The main feature for something to be "something I have" is how hard it is to copy by unathorized third party, as the main feature of effective "something I have" is that the only realistic way the attacker can have it is if I don't have it anymore (as I'm bound to notice I'm missing it).
Of course, there are many many grey areas, as mentioned in some posts. CHIP bank cards would be "something I have" today, as it is not possible (without a lot of effort, people and money) to make a authentic working duplicate. However Bank card authorized only by magstripe, which any cashier can make a copy of with $25 equipment and $1 of materials is no longer effective "something I have".
Also, as technology progresses, definitions change. Once upon a time, MD4 was cryptohash.
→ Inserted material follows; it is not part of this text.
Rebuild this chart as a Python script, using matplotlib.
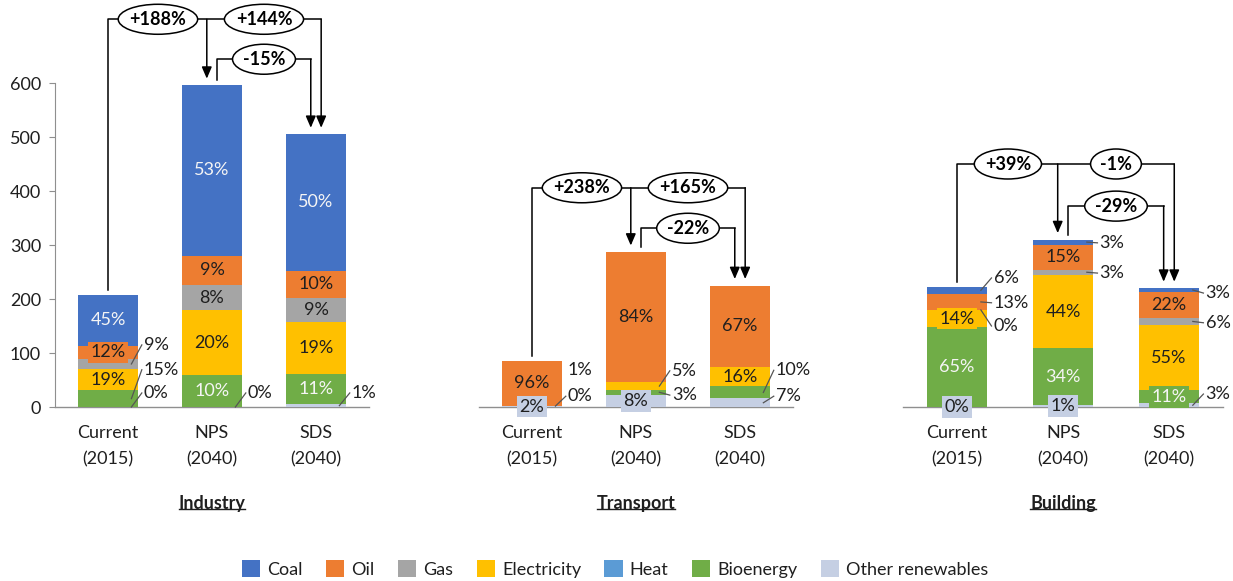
import matplotlib
matplotlib.use('Agg')
import matplotlib.pyplot as plt
from matplotlib.patches import Patch, Ellipse
from matplotlib.lines import Line2D

plt.rcParams['font.family'] = ['Lato', 'DejaVu Sans']

# fuels, drawn bottom to top in stack_order
fuels = ['Coal', 'Oil', 'Gas', 'Electricity', 'Heat', 'Bioenergy', 'Other renewables']
colors = ['#4472C4', '#ED7D31', '#A5A5A5', '#FFC000', '#5B9BD5', '#70AD47', '#C5CFE3']
stack_order = ['Other renewables', 'Bioenergy', 'Heat', 'Electricity', 'Gas', 'Oil', 'Coal']
scenarios = ['Current\n(2015)', 'NPS\n(2040)', 'SDS\n(2040)']

# Industry
industry_total = [207, 596, 505]
industry_coal = [45, 53, 50]
industry_oil = [12, 9, 10]
industry_gas = [9, 8, 9]
industry_elec = [19, 20, 19]
industry_heat = [0, 0, 0]
industry_bio = [15, 10, 11]
industry_other = [0, 0, 1]
industry_change = ['+188%', '+144%', '-15%']

# Transport
transport_total = [85, 287, 225]
transport_coal = [0, 0, 0]
transport_oil = [96, 84, 67]
transport_gas = [0, 0, 0]
transport_elec = [1, 5, 16]
transport_heat = [0, 0, 0]
transport_bio = [0, 3, 10]
transport_other = [2, 8, 7]
transport_change = ['+238%', '+165%', '-22%']

# Building
building_total = [223, 310, 220]
building_coal = [6, 3, 3]
building_oil = [13, 15, 22]
building_gas = [0, 3, 6]
building_elec = [14, 44, 55]
building_heat = [0, 0, 0]
building_bio = [65, 34, 11]
building_other = [0, 1, 3]
building_change = ['+39%', '-1%', '-29%']

# label placement: 'in' = centred, 'box' = centred with filled box,
# ('out', y) = to the right with leader line, ('note', y) = to the right, no line
industry_labels = {
    (0, 'Coal'): 'in', (0, 'Oil'): 'box', (0, 'Gas'): ('out', 115), (0, 'Electricity'): 'in',
    (0, 'Bioenergy'): ('out', 69), (0, 'Other renewables'): ('out', 26),
    (1, 'Coal'): 'in', (1, 'Oil'): 'in', (1, 'Gas'): 'in', (1, 'Electricity'): 'in',
    (1, 'Bioenergy'): 'in', (1, 'Other renewables'): ('out', 26),
    (2, 'Coal'): 'in', (2, 'Oil'): 'in', (2, 'Gas'): 'in', (2, 'Electricity'): 'in',
    (2, 'Bioenergy'): 'in', (2, 'Other renewables'): ('out', 26),
}
transport_labels = {
    (0, 'Oil'): 'in', (0, 'Electricity'): ('note', 68), (0, 'Bioenergy'): ('out', 20),
    (0, 'Other renewables'): 'box',
    (1, 'Oil'): 'in', (1, 'Electricity'): ('out', 67), (1, 'Bioenergy'): ('out', 22),
    (1, 'Other renewables'): 'box',
    (2, 'Oil'): 'in', (2, 'Electricity'): 'in', (2, 'Bioenergy'): ('out', 68),
    (2, 'Other renewables'): ('out', 20),
}
building_labels = {
    (0, 'Coal'): ('out', 239), (0, 'Oil'): ('out', 193), (0, 'Gas'): ('out', 150),
    (0, 'Electricity'): 'box', (0, 'Bioenergy'): 'in', (0, 'Other renewables'): 'box',
    (1, 'Coal'): ('out', 304), (1, 'Oil'): 'in', (1, 'Gas'): ('out', 248),
    (1, 'Electricity'): 'in', (1, 'Bioenergy'): 'in', (1, 'Other renewables'): 'box',
    (2, 'Coal'): ('out', 211), (2, 'Oil'): 'in', (2, 'Gas'): ('out', 156),
    (2, 'Electricity'): 'in', (2, 'Bioenergy'): 'box', (2, 'Other renewables'): ('out', 24),
}

sectors = [
    ('Industry', industry_total,
     [industry_coal, industry_oil, industry_gas, industry_elec, industry_heat, industry_bio, industry_other],
     industry_change, industry_labels, (718, 644), [55, 314]),
    ('Transport', transport_total,
     [transport_coal, transport_oil, transport_gas, transport_elec, transport_heat, transport_bio, transport_other],
     transport_change, transport_labels, (406, 331), [479, 314]),
    ('Building', building_total,
     [building_coal, building_oil, building_gas, building_elec, building_heat, building_bio, building_other],
     building_change, building_labels, (450, 372), [903, 320]),
]

W, H = 1233, 581
fig = plt.figure(figsize=(W / 100, H / 100), dpi=100)

BAR_W = 0.57
FS = 13
DARK = '#1f1f1f'
GRID = '#8f8f8f'
white_text = {'Coal', 'Bioenergy'}


def arrow(ax, x, y0, y1):
    ax.annotate('', xy=(x, y1), xytext=(x, y0),
                arrowprops=dict(arrowstyle='-|>,head_length=0.7,head_width=0.3',
                                color='black', lw=1.1, shrinkA=0, shrinkB=0),
                annotation_clip=False, zorder=5)


bubbles = []
titles = []
for name, totals, shares, changes, labels, (top, mid), (left, width) in sectors:
    ax = fig.add_axes([left / W, (H - 407) / H, width / W, 405 / H])
    ax.set_xlim(-0.51, 2.51)
    ax.set_ylim(0, 750)
    share = dict(zip(fuels, shares))
    color = dict(zip(fuels, colors))

    for i, total in enumerate(totals):
        col_sum = sum(share[f][i] for f in fuels)
        bottom = 0
        for f in stack_order:
            p = share[f][i]
            h = p / col_sum * total
            ax.bar(i, h, BAR_W, bottom=bottom, color=color[f], linewidth=0, zorder=3)
            spec = labels.get((i, f))
            ymid = bottom + h / 2
            txt = f'{p}%'
            tc = '#f5f5f5' if f in white_text else DARK
            if spec == 'in':
                ax.text(i, ymid, txt, ha='center', va='center', fontsize=FS, color=tc, zorder=6)
            elif spec == 'box':
                ax.text(i, ymid, txt, ha='center', va='center', fontsize=FS, color=tc, zorder=6,
                        clip_on=False,
                        bbox=dict(boxstyle='square,pad=0.15', fc=color[f], ec='none'))
            elif spec is not None:
                kind, ty = spec
                xr = i + BAR_W / 2
                if kind == 'out':
                    ax.plot([xr - 0.06, xr + 0.04], [ymid, ty], color='#555555', lw=0.9,
                            zorder=5, clip_on=False)
                ax.text(xr + 0.06, ty, txt, ha='left', va='center', fontsize=FS, color=DARK,
                        zorder=6)
            bottom += h

    # change brackets: current -> NPS / SDS on the upper level, NPS -> SDS below
    c, n, s = totals
    ax.plot([0, 0, 2.05], [c + 9, top, top], color='black', lw=1.1, zorder=4, clip_on=False)
    arrow(ax, 0.95, top, n + 12)
    arrow(ax, 2.05, top, s + 12)
    ax.plot([1.05, 1.05, 1.95], [n + 9, mid, mid], color='black', lw=1.1, zorder=4, clip_on=False)
    arrow(ax, 1.95, mid, s + 12)
    for (bx, by), label in zip([(0.48, top), (1.5, top), (1.5, mid)], changes):
        t = ax.text(bx, by, label, ha='center', va='center', fontsize=FS, fontweight='bold',
                    color='black', zorder=8, clip_on=False)
        bubbles.append((ax, bx, by, t))

    ax.set_xticks(range(3))
    ax.set_xticklabels(scenarios, fontsize=FS, color=DARK, linespacing=1.75)
    ax.tick_params(axis='x', length=0, pad=13)
    for side in ['top', 'right']:
        ax.spines[side].set_visible(False)
    ax.spines['bottom'].set_color(GRID)
    ax.spines['bottom'].set_linewidth(1.0)
    if name == 'Industry':
        ax.spines['left'].set_bounds(0, 600)
        ax.spines['left'].set_color(GRID)
        ax.set_yticks(range(0, 601, 100))
        ax.tick_params(axis='y', length=4, color=GRID, labelsize=FS, labelcolor=DARK, pad=6)
    else:
        ax.spines['left'].set_visible(False)
        ax.set_yticks([])
    ax.patch.set_alpha(0)

    t = ax.annotate(name, xy=(1, 1 - 503 / H), xycoords=('data', 'figure fraction'),
                    ha='center', va='center', fontsize=FS, fontweight='bold', color=DARK)
    titles.append(t)

handles = [Patch(facecolor=c, edgecolor='none', label=f) for f, c in zip(fuels, colors)]
fig.legend(handles=handles, loc='center', bbox_to_anchor=(615 / W, 1 - 569 / H), ncol=7,
           frameon=False, fontsize=FS, handlelength=1.0, handleheight=1.0,
           handletextpad=0.4, columnspacing=1.3, labelcolor=DARK)

fig.canvas.draw()
renderer = fig.canvas.get_renderer()

# ellipses around the change labels, sized from the rendered text
for ax, bx, by, t in bubbles:
    bb = t.get_window_extent(renderer)
    (x0, y0), (x1, y1) = ax.transData.inverted().transform([(0, 0), (bb.width * 1.15 + 14, 30)])
    ax.add_patch(Ellipse((bx, by), x1 - x0, y1 - y0, facecolor='white', edgecolor='black',
                         lw=1.1, zorder=7, clip_on=False))

# underline the sector titles
inv = fig.transFigure.inverted()
for t in titles:
    bb = t.get_window_extent(renderer)
    (x0, y0), (x1, _) = inv.transform([(bb.x0, bb.y0 + 3), (bb.x1, bb.y0 + 3)])
    fig.add_artist(Line2D([x0, x1], [y0, y0], transform=fig.transFigure, color=DARK, lw=1.0))

fig.savefig('out.png', dpi=100)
Nowadays it is most definitely NOT - it is just a hash, no better at being a cryptohash than simple Checksum.
So, "SSH private key + passphrase" actually fails at being two-factor authentication method on two fronts:
- SSH private key is just information and not physical object, so it is by definition "something you know" and not "something you have".
- if some authentication factor is totally ineffective at making it harder for attacker to succeed in authentication, can it still be called an authentication factor? If your server enforces 1-character-maximum password length and no limit on number of tries, is it still authentication factor? In strict theory, it might be, but in practice it is just security theater.
Note that this does not mean that ssh private key + passphrase is bad: it is much better than plain password, or unprotected private key. But it is not 2-factor.
But if you want extra security provided by two-factor authentication in ssh, you can setup 2-factor authentication in ssh, preferably in addition to having it's private key protected with passphrase.